:: THE EXERCISE ::
Type out the complete listing below word for word, without its pictures.

:: RECORDED DATA ::
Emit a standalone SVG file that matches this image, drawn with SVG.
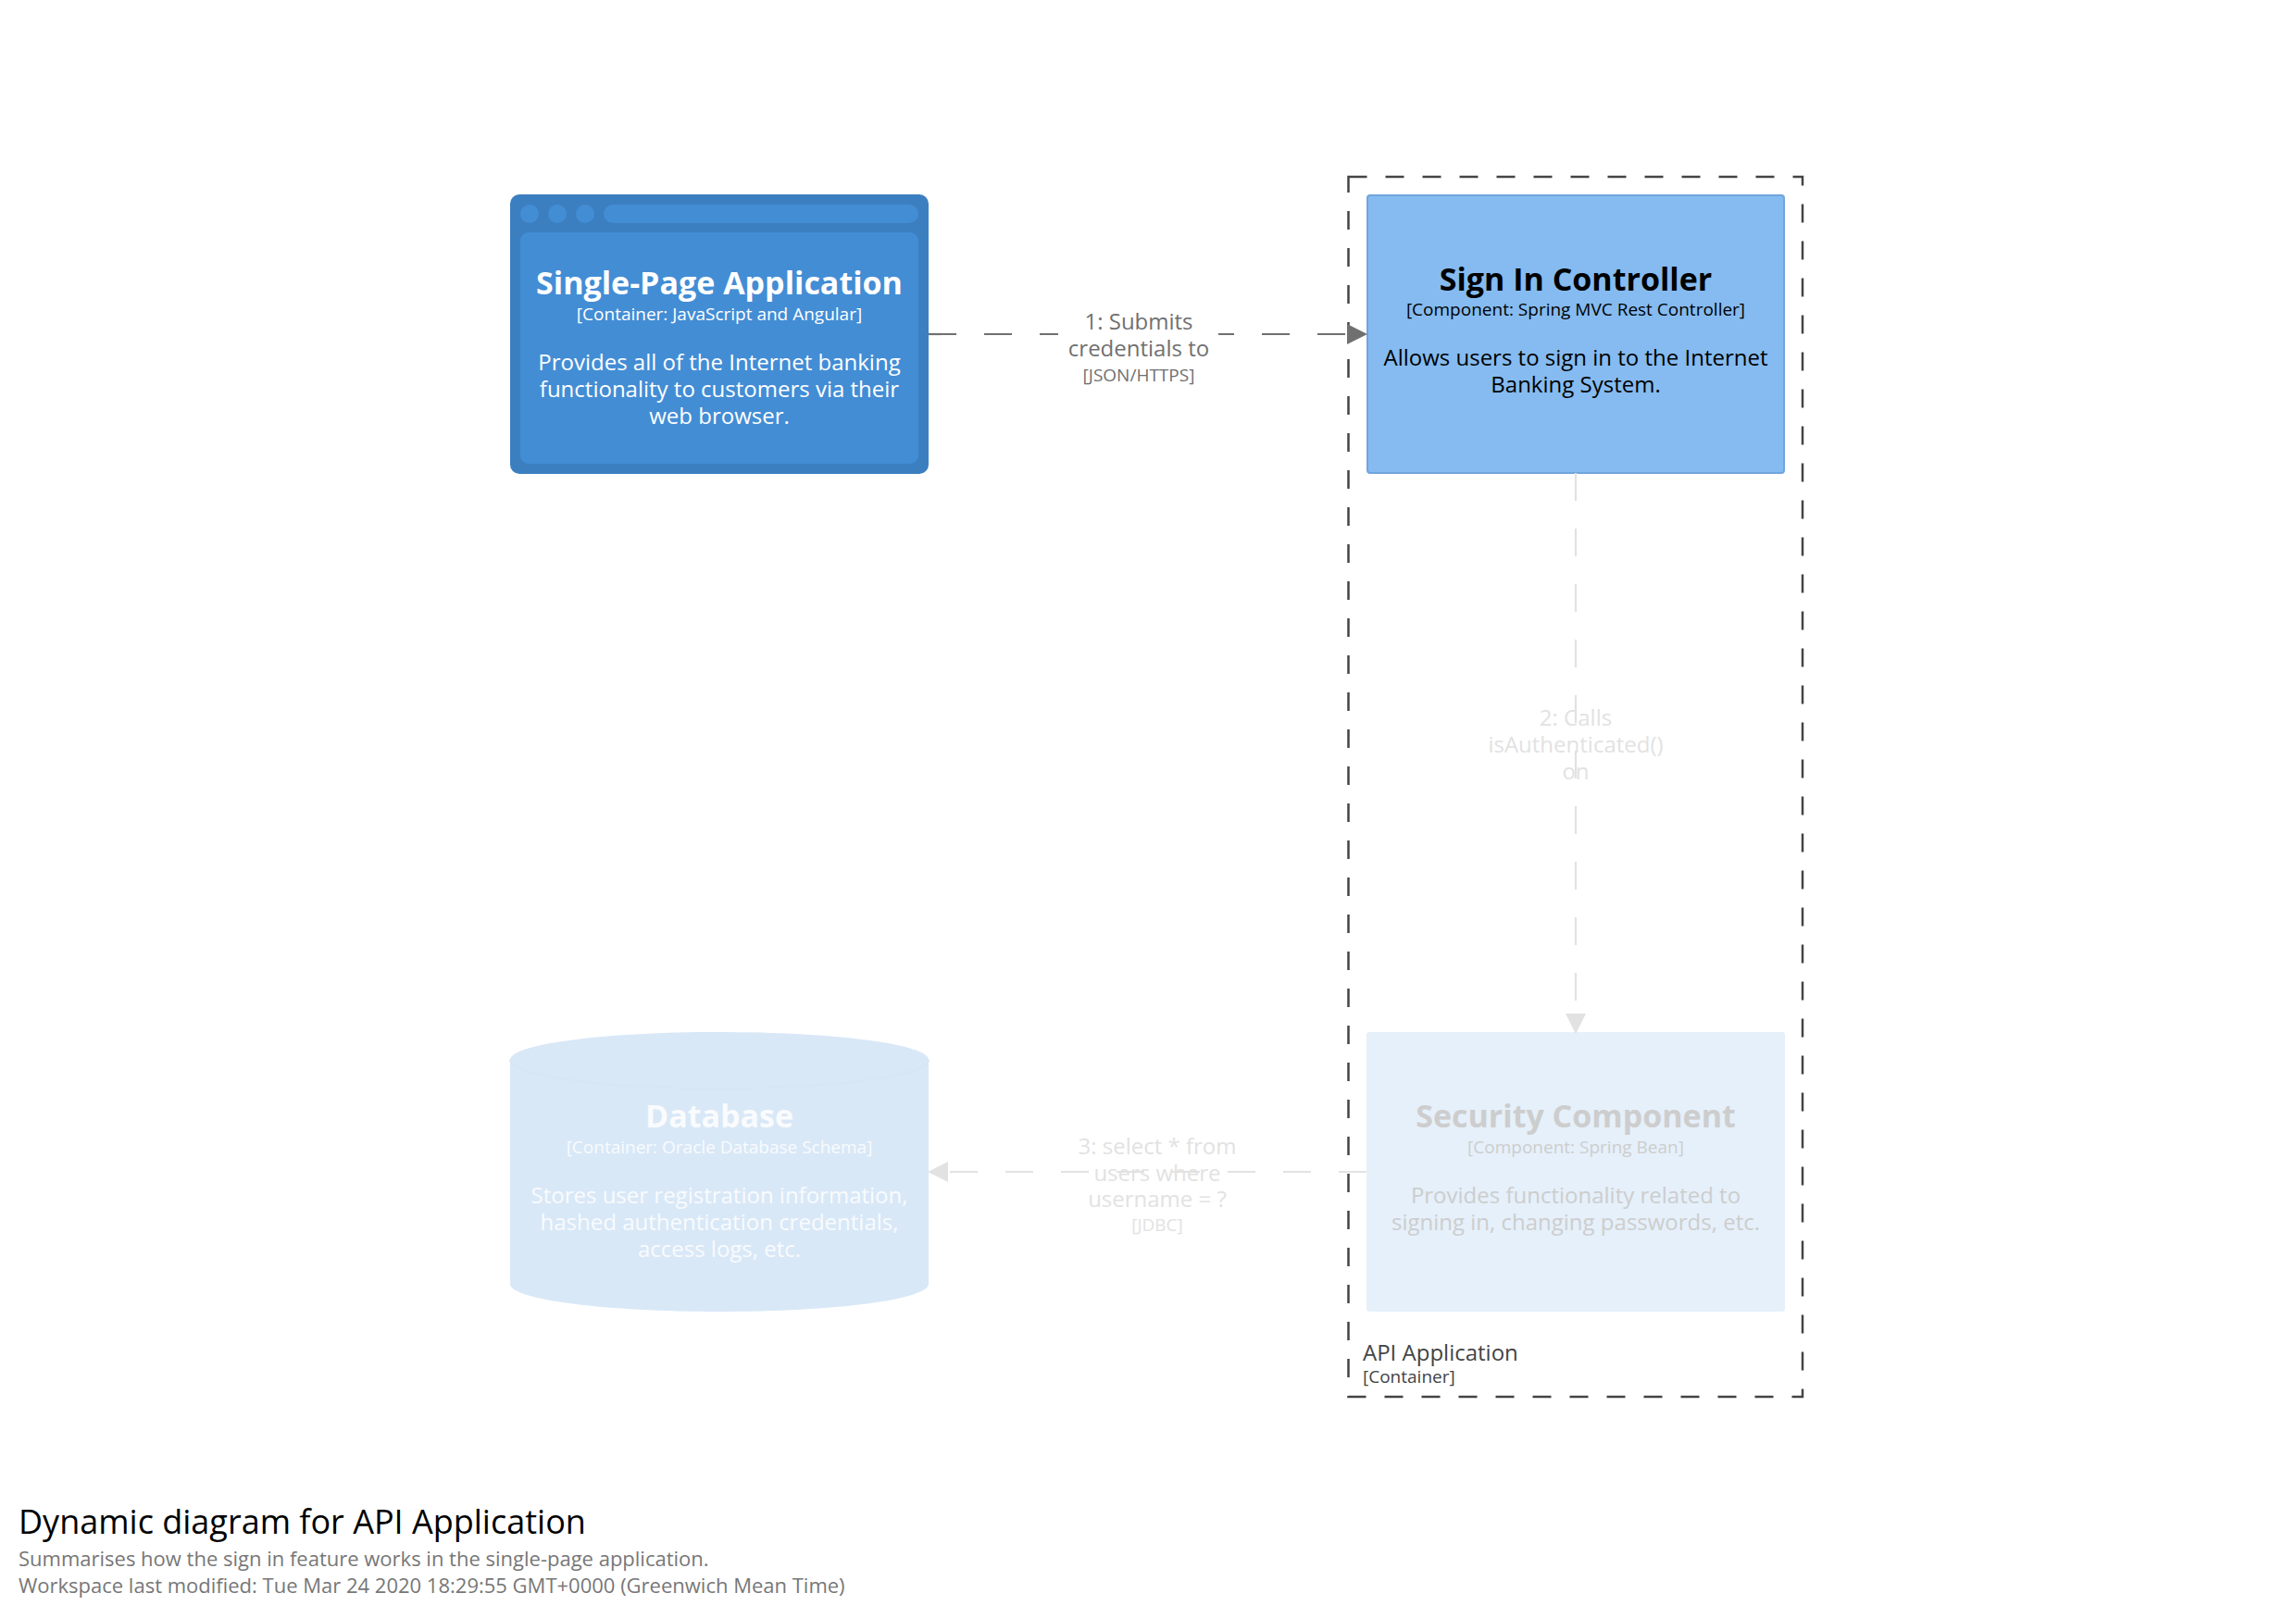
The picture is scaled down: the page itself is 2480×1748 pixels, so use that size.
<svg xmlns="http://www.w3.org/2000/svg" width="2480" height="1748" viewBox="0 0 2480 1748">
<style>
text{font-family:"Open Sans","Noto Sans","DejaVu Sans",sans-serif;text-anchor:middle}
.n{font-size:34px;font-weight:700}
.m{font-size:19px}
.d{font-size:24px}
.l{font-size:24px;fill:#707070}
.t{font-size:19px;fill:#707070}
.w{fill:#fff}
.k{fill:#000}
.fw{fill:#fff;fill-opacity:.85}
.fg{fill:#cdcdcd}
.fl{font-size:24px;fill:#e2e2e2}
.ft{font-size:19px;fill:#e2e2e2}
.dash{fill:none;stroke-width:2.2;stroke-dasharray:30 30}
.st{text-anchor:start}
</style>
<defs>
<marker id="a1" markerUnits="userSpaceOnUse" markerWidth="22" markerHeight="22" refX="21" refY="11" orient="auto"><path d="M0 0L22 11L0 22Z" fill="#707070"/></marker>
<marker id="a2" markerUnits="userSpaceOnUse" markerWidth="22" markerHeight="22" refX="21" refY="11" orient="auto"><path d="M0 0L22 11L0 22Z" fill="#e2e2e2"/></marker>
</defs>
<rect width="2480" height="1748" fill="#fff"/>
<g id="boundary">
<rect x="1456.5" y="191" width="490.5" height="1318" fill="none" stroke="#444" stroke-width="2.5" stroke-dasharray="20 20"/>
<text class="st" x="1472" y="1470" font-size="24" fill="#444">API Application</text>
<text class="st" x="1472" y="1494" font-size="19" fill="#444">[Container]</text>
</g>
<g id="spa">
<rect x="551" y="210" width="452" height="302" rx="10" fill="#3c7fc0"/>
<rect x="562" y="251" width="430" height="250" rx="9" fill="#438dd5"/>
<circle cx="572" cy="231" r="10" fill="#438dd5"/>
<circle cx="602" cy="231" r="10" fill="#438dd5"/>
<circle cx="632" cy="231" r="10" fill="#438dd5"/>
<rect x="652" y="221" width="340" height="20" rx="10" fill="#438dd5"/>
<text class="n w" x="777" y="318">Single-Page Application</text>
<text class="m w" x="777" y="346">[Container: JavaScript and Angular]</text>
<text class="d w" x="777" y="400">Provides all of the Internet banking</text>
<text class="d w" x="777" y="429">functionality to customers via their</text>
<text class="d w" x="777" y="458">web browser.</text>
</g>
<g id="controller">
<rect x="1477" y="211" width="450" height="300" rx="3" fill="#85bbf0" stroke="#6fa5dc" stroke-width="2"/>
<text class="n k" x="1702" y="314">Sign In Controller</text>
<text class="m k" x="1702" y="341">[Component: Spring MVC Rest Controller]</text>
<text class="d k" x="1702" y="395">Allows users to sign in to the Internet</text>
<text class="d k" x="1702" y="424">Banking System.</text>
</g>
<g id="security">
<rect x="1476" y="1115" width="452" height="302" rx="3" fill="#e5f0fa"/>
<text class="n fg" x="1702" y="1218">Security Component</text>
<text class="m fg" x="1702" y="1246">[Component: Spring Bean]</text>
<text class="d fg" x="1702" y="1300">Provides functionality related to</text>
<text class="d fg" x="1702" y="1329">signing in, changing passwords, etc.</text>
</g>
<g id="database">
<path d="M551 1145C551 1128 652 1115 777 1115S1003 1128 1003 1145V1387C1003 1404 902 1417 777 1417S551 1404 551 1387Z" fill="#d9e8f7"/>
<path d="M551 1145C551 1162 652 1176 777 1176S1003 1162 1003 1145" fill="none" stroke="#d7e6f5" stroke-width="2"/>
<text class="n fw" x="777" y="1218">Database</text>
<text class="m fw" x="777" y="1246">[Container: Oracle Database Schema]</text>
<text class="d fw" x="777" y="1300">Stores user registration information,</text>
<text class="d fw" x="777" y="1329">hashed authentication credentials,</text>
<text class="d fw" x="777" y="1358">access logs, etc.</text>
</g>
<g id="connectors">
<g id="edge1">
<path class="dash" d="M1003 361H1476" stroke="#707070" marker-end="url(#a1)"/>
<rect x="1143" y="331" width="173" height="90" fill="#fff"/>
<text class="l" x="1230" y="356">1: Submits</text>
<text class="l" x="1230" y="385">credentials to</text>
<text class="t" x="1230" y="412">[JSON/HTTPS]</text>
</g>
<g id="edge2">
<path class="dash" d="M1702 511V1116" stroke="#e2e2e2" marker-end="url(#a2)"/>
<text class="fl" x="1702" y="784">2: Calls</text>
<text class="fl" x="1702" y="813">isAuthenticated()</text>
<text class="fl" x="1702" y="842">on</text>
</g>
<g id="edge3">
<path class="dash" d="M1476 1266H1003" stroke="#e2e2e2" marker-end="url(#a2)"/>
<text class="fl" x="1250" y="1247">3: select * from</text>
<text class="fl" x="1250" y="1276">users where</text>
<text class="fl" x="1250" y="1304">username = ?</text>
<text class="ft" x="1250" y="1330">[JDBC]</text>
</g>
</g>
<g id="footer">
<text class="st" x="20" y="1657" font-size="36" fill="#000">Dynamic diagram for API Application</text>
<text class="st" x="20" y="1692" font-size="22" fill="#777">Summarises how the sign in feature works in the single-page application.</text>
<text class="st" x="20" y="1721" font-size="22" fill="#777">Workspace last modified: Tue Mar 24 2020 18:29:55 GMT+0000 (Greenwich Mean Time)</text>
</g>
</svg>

:: EXERCISE ANSWER ::
Emit a standalone SVG file that matches this image, drawn with SVG.
The picture is scaled down: the page itself is 2480×1748 pixels, so use that size.
<svg xmlns="http://www.w3.org/2000/svg" width="2480" height="1748" viewBox="0 0 2480 1748">
<style>
text{font-family:"Open Sans","Noto Sans","DejaVu Sans",sans-serif;text-anchor:middle}
.n{font-size:34px;font-weight:700}
.m{font-size:19px}
.d{font-size:24px}
.l{font-size:24px;fill:#707070}
.t{font-size:19px;fill:#707070}
.w{fill:#fff}
.k{fill:#000}
.fw{fill:#fff;fill-opacity:.85}
.fg{fill:#cdcdcd}
.fl{font-size:24px;fill:#e2e2e2}
.ft{font-size:19px;fill:#e2e2e2}
.dash{fill:none;stroke-width:2.2;stroke-dasharray:30 30}
.st{text-anchor:start}
</style>
<defs>
<marker id="a1" markerUnits="userSpaceOnUse" markerWidth="22" markerHeight="22" refX="21" refY="11" orient="auto"><path d="M0 0L22 11L0 22Z" fill="#707070"/></marker>
<marker id="a2" markerUnits="userSpaceOnUse" markerWidth="22" markerHeight="22" refX="21" refY="11" orient="auto"><path d="M0 0L22 11L0 22Z" fill="#e2e2e2"/></marker>
</defs>
<rect width="2480" height="1748" fill="#fff"/>
<g id="boundary">
<rect x="1456.5" y="191" width="490.5" height="1318" fill="none" stroke="#444" stroke-width="2.5" stroke-dasharray="20 20"/>
<text class="st" x="1472" y="1470" font-size="24" fill="#444">API Application</text>
<text class="st" x="1472" y="1494" font-size="19" fill="#444">[Container]</text>
</g>
<g id="spa">
<rect x="551" y="210" width="452" height="302" rx="10" fill="#3c7fc0"/>
<rect x="562" y="251" width="430" height="250" rx="9" fill="#438dd5"/>
<circle cx="572" cy="231" r="10" fill="#438dd5"/>
<circle cx="602" cy="231" r="10" fill="#438dd5"/>
<circle cx="632" cy="231" r="10" fill="#438dd5"/>
<rect x="652" y="221" width="340" height="20" rx="10" fill="#438dd5"/>
<text class="n w" x="777" y="318">Single-Page Application</text>
<text class="m w" x="777" y="346">[Container: JavaScript and Angular]</text>
<text class="d w" x="777" y="400">Provides all of the Internet banking</text>
<text class="d w" x="777" y="429">functionality to customers via their</text>
<text class="d w" x="777" y="458">web browser.</text>
</g>
<g id="controller">
<rect x="1477" y="211" width="450" height="300" rx="3" fill="#85bbf0" stroke="#6fa5dc" stroke-width="2"/>
<text class="n k" x="1702" y="314">Sign In Controller</text>
<text class="m k" x="1702" y="341">[Component: Spring MVC Rest Controller]</text>
<text class="d k" x="1702" y="395">Allows users to sign in to the Internet</text>
<text class="d k" x="1702" y="424">Banking System.</text>
</g>
<g id="security">
<rect x="1476" y="1115" width="452" height="302" rx="3" fill="#e5f0fa"/>
<text class="n fg" x="1702" y="1218">Security Component</text>
<text class="m fg" x="1702" y="1246">[Component: Spring Bean]</text>
<text class="d fg" x="1702" y="1300">Provides functionality related to</text>
<text class="d fg" x="1702" y="1329">signing in, changing passwords, etc.</text>
</g>
<g id="database">
<path d="M551 1145C551 1128 652 1115 777 1115S1003 1128 1003 1145V1387C1003 1404 902 1417 777 1417S551 1404 551 1387Z" fill="#d9e8f7"/>
<path d="M551 1145C551 1162 652 1176 777 1176S1003 1162 1003 1145" fill="none" stroke="#d7e6f5" stroke-width="2"/>
<text class="n fw" x="777" y="1218">Database</text>
<text class="m fw" x="777" y="1246">[Container: Oracle Database Schema]</text>
<text class="d fw" x="777" y="1300">Stores user registration information,</text>
<text class="d fw" x="777" y="1329">hashed authentication credentials,</text>
<text class="d fw" x="777" y="1358">access logs, etc.</text>
</g>
<g id="connectors">
<g id="edge1">
<path class="dash" d="M1003 361H1476" stroke="#707070" marker-end="url(#a1)"/>
<rect x="1143" y="331" width="173" height="90" fill="#fff"/>
<text class="l" x="1230" y="356">1: Submits</text>
<text class="l" x="1230" y="385">credentials to</text>
<text class="t" x="1230" y="412">[JSON/HTTPS]</text>
</g>
<g id="edge2">
<path class="dash" d="M1702 511V1116" stroke="#e2e2e2" marker-end="url(#a2)"/>
<text class="fl" x="1702" y="784">2: Calls</text>
<text class="fl" x="1702" y="813">isAuthenticated()</text>
<text class="fl" x="1702" y="842">on</text>
</g>
<g id="edge3">
<path class="dash" d="M1476 1266H1003" stroke="#e2e2e2" marker-end="url(#a2)"/>
<text class="fl" x="1250" y="1247">3: select * from</text>
<text class="fl" x="1250" y="1276">users where</text>
<text class="fl" x="1250" y="1304">username = ?</text>
<text class="ft" x="1250" y="1330">[JDBC]</text>
</g>
</g>
<g id="footer">
<text class="st" x="20" y="1657" font-size="36" fill="#000">Dynamic diagram for API Application</text>
<text class="st" x="20" y="1692" font-size="22" fill="#777">Summarises how the sign in feature works in the single-page application.</text>
<text class="st" x="20" y="1721" font-size="22" fill="#777">Workspace last modified: Tue Mar 24 2020 18:29:55 GMT+0000 (Greenwich Mean Time)</text>
</g>
</svg>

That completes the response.